Animals- because they think it’s ok if they’re shot for the greater good? If you, too, think it’s ok for them to be shot for the greater good… what…?
The conversation rolls away into the lake. Evil Obama. Immigrants.
“They send their children over here and Obama decides to spend all our money on that. It’s going to be the end of us!”
The ripples run under the dock. Their sunward sides are living gold. Their dark sides are deep brown darkness.
“Everything ends eventually. If we knew for sure it would ruin us, why not go out doing… something worth while?”
“Well, they should send them back. What do they have here? No parents to raise them… no…”
“Some of those countries are riddled with violence. Guerrilla wars and the drug cartels… Send them back and they’ll end up dead.”
“Well, it would be better than them growing up without being raised right!”
I look over at her. Her white hair and bikini and the light from the water rippling across the under belly of the trees overhead. I wonder if the world is real. If I really did just hear her say that.
“Says the one not in danger of being shot!”
The best response I could think of on the fly.
There’s a pause, barely noticeable. The breath between the verse and the chorus.
“It’s like getting old.””she tells me. “It not that it happens, so much as not being able to do stuff.”
I wonder how that’s related. Because… dying isn’t as bad as not being able to perform?
My sister stopped hanging out with Granny because Granny competed with everything she said. And then, without telling her, left her out of a trip they had planned together and took someone else instead- because she was afraid my sister wouldn’t be able to hike as much as she could.
My aunt is only a few years older than me. Her birth mother shut her and her brother in a room and stopped the windows with rugs, hoping that they would sleep all the time and not bother her. Her first adoptive family had broken her arm and left the two of them standing barefoot in the snow til they got frostbite.
Better for them to be shot?
I wonder if Granny hears the things she says.
Did she always talk like this? Is it new? There were so many things I didn’t notice before- did I just not notice?
She’s onto another topic.
“I can’t do those dolphin dives any more. You know, the one’s where you go over backwards and come up facing the direction you came from? I’ve been doing those since I was twelve, like they were nothing! But ever since I crashed my bike, I haven’t been able to do them…”
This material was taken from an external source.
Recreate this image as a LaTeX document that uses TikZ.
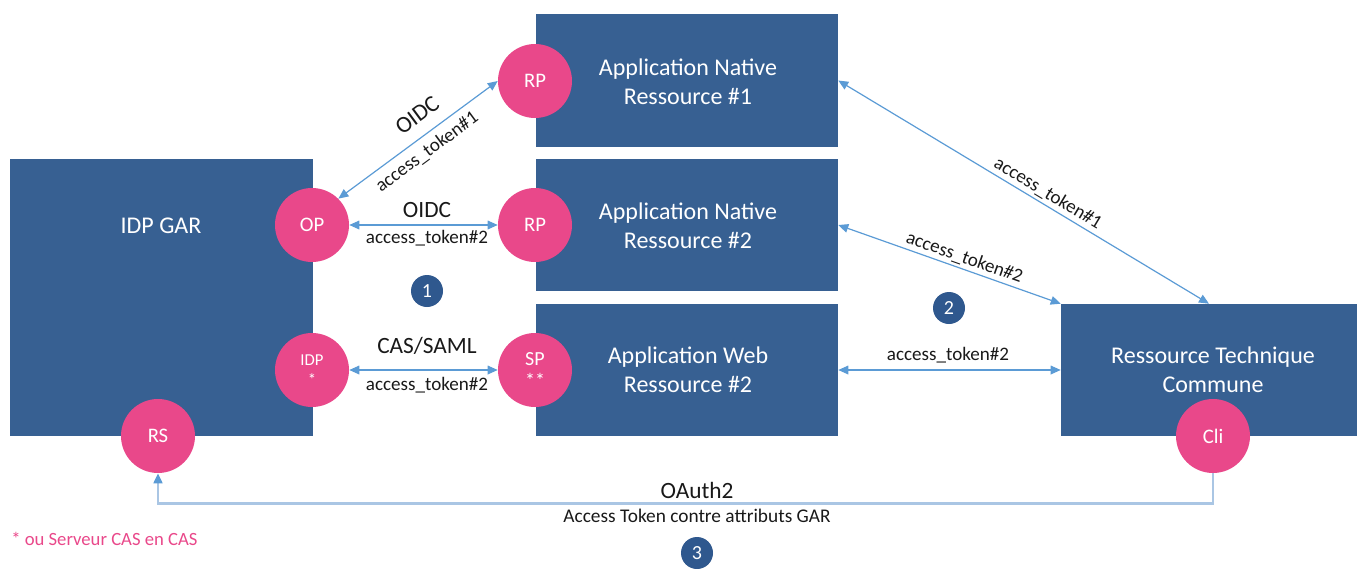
\documentclass[tikz,border=0pt]{standalone}
\usepackage{fontspec}
\setmainfont{Carlito}
\usetikzlibrary{arrows.meta}
\definecolor{boxblue}{RGB}{55,96,146}
\definecolor{badgeblue}{RGB}{47,88,142}
\definecolor{pinkc}{RGB}{233,72,138}
\definecolor{arrowc}{RGB}{91,155,213}
\definecolor{oauthc}{RGB}{170,198,228}
\definecolor{txt}{RGB}{25,25,25}
\tikzset{
  box/.style={draw=none, fill=boxblue, inner sep=0pt},
  boxtext/.style={text=white, font=\fontsize{18}{22}\selectfont, align=center},
  comp/.style={circle, fill=pinkc, draw=none, minimum size=55.5pt, inner sep=0pt, text=white, font=\fontsize{15.5}{16}\selectfont, align=center},
  badge/.style={circle, fill=badgeblue, minimum size=24pt, inner sep=0pt, text=white, font=\fontsize{15}{16}\selectfont},
  link/.style={draw=arrowc, line width=0.9pt, {Triangle[length=7.5pt,width=6.5pt]}-{Triangle[length=7.5pt,width=6.5pt]}},
  oauth/.style={draw=oauthc, line width=2.2pt, -{Triangle[length=7.5pt,width=6.5pt,color=arrowc]}},
  proto/.style={text=txt, font=\fontsize{17.5}{19}\selectfont, inner sep=1pt},
  tok/.style={text=txt, font=\fontsize{14.3}{16}\selectfont, inner sep=1pt},
}
\begin{document}
\begin{tikzpicture}[x=0.75pt, y=-0.75pt]
\useasboundingbox (0,0) rectangle (1357,568);
% boxes
\node[box, minimum width=227.25pt, minimum height=207.75pt] (idp) at (161.5,297.5) {};
\node[boxtext] (idpt) at (161,226) {IDP GAR};
\node[box, minimum width=226.5pt, minimum height=99.75pt] (an1) at (687,80.5) {};
\node[boxtext] (an1t) at (688,82) {Application Native\\Ressource \#1};
\node[box, minimum width=226.5pt, minimum height=99pt] (an2) at (687,225) {};
\node[boxtext] (an2t) at (688,226) {Application Native\\Ressource \#2};
\node[box, minimum width=226.5pt, minimum height=99pt] (web) at (687,370) {};
\node[boxtext] (webt) at (688,370) {Application Web\\Ressource \#2};
\node[box, minimum width=222pt, minimum height=99pt] (rtc) at (1209,370) {};
\node[boxtext] (rtct) at (1213,370) {Ressource Technique\\Commune};
% components
\node[comp] (rp1) at (535,81) {RP};
\node[comp] (op) at (312,225) {OP};
\node[comp] (rp2) at (535,225) {RP};
\node[comp, font=\fontsize{12.5}{15}\selectfont] (idpc) at (312,370) {IDP\\*};
\node[comp, font=\fontsize{15}{17}\selectfont] (sp) at (535,370) {SP\\**};
\node[comp] (rs) at (158,436) {RS};
\node[comp] (cli) at (1213,436) {Cli};
% badges
\node[badge] (b1) at (427,291) {1};
\node[badge] (b2) at (949,308) {2};
\node[badge] (b3) at (697,553) {3};
% links left
\draw[link] (op.45) -- (rp1.west)
  node[proto, pos=0.57, sloped, above=8pt] {OIDC}
  node[tok, pos=0.5, sloped, below=4pt] {access\_token\#1};
\draw[link] (op) -- (rp2);
\node[proto] (oidc2) at (427,210) {OIDC};
\node[tok] (tk2) at (427,238) {access\_token\#2};
\draw[link] (idpc) -- (sp);
\node[proto] (cas) at (427,346) {CAS/SAML};
\node[tok] (tk3) at (427,385) {access\_token\#2};
% links right
\draw[link] (an1.east) -- (rtc.north)
  node[tok, pos=0.55, sloped, above=1pt] {access\_token\#1};
\draw[link] (an2.east) -- (rtc.north west)
  node[tok, pos=0.55, sloped, above=1pt] {access\_token\#2};
\draw[link] (web.east |- rtc.west) -- (rtc.west);
\node[tok] (tk4) at (948,355) {access\_token\#2};
% oauth
\draw[oauth] (cli.south) -- ++(0,30) coordinate (oc) -| (rs.south);
\node[proto] (oa) at (697,490) {OAuth2};
\node[tok, font=\fontsize{14.5}{16}\selectfont] (oat) at (697,516) {Access Token contre attributs GAR};
% footnote
\node[text=pinkc, font=\fontsize{14}{16}\selectfont, anchor=west, inner sep=0pt] (fn) at (11,539) {* ou Serveur CAS en CAS};
\end{tikzpicture}
\end{document}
She’s getting old, after all this. She gets worried sitting alone in her house and calls my mom. When Granpa was alive, she had an unused pump organ, covered with medals and trophies. Running, swimming, triathlons.
Something’s creeping up on her now that she can’t get away from by running. Can’t out swim.
I trail my hand in the water. Water doesn’t frighten me anymore, clean, dirty , muddy or chlorinated. It holds you up. It’s your friend.
I am frightened of amoebas. Certain ones. If you swallow them, your body takes them apart, finds the pieces it can use and discards the rest. If you choke on the water- if it goes up your nose- it’s a different story. Safe inside the walls of your skull, your body can’t tell the difference between what’s you and what’s not you. It has no defenses.
They begin to eat your mind.
When they’re finished, you’re gone.
It’s the risk you take, swimming out here in the unprocessed water.